Having locals touch my waist-length braids with bemusement, or being told by a man on the train that my “different appearance” was what triggered his three-year-old son’s crying outburst are a couple of incidents that increased my self-awareness during my time in Germany.
I knew I needed to reach out to others who, like myself, were based overseas in less culturally diverse environments and I became inspired to collect a range of stories and document these individual experiences to form a catalogue. Fast-forward a few months, and I launched The Travellers of Colour Collective : a blog that connects like-minded people by sharing our written accounts of our experiences abroad. It has now been a year since The Travellers of Colour Collective was launched, and it has been hugely rewarding, providing a platform for us to express our real, unfiltered chronicles of our various trips around the world.
“only very few could identify with my specific experiences as a woman of colour”
As a black woman embarking on a year abroad, I always saw myself as being placed in a unique position amongst my mostly white counterparts. I realised that, although I could share in feelings of homesickness and cultural displacement, only very few could identify with my specific experiences as a woman of colour. Uprooting myself from the melting pot of London to a small German town made me aware of how my race could play into this new demographic.
I didn’t resign myself to a year abroad riddled with microaggressions and other problematic encounters; l lived conveniently close to Düsseldorf, one of Germany’s more vibrant, dynamic cities. Being the only teacher of colour in the school I worked at was an enriching experience for me as well as my students. In spite of this, I still could not help but feel a sense of isolation thanks to my being black and British, living in a town of mostly white German natives.

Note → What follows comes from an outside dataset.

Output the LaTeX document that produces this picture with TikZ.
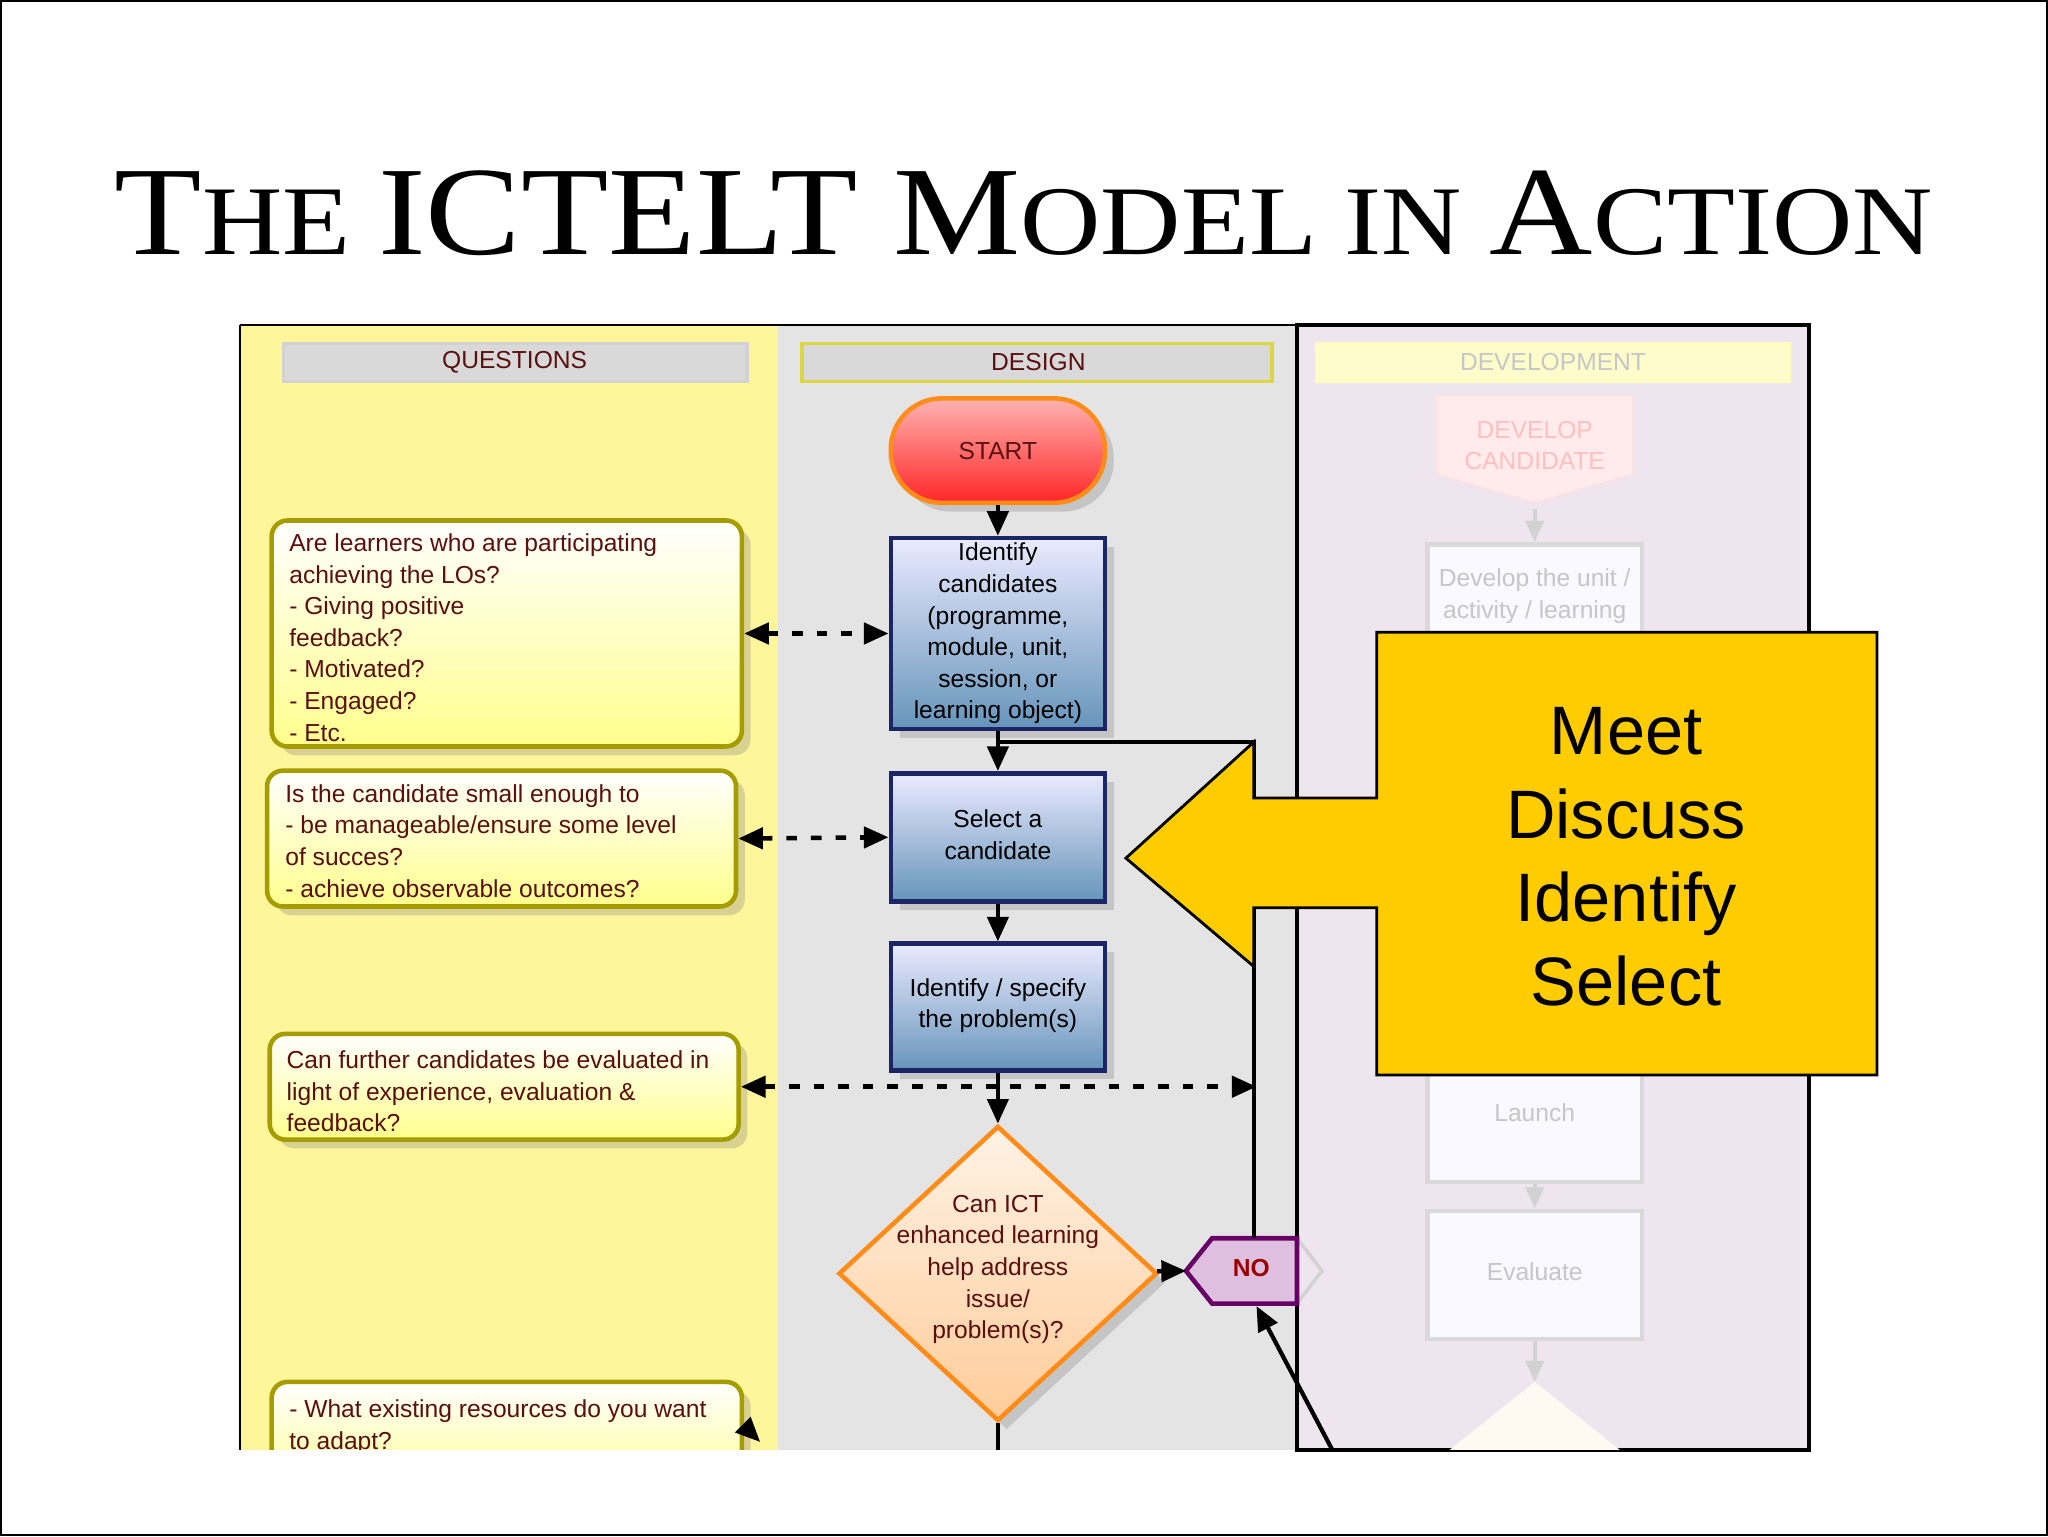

Many (if not all) blog posts speak of positive cultural exchange, particularly with diasporic communities. An African-American woman visited Afro-descended regions in Cuba, while another shared her delight in finding an Ethiopian diaspora in Australia. This is what I love about the Travellers of Colour Collective: its ability to showcase the diversity of our experiences. It highlights the unique challenges we have, or may face, but also serves as a source of empowerment to continue to venture out into the wider world.
“the websites that popped up consistently portrayed general experiences by white travellers”
When I first started building my blog, I was passionate about bringing forward a narrative that is arguably underrepresented in mainstream travel media. Before I left for Germany, I decided to do some generic research to quell my pre- year abroad nerves and gain perspective on what a typical year away could entail. However, I found that when I would type in “year abroad blogs” in the search engine, the websites that popped up consistently portrayed general experiences by white travellers.
Our travel narratives were largely absent from the most popular travel blogs. It was only when I tailored my search to “travel blogs by people of colour” that I was truly able to see the vibrant yet eye-opening stories we have to share, and I wanted to contribute to the dissemination of that. I wanted my blog to bring our distinct experiences deservedly to the forefront.
The Travellers of Colour Collective is a small but growing community that encompasses all of our types of travel: whether it be a year abroad, a short vacation or being raised in a different country. It has been so uplifting seeing the plurality of experience yet individuality of our testimonies. I never thought my nine month stay in Germany would eventually lead to connecting with people from all corners of the world and sharing our stories with each other.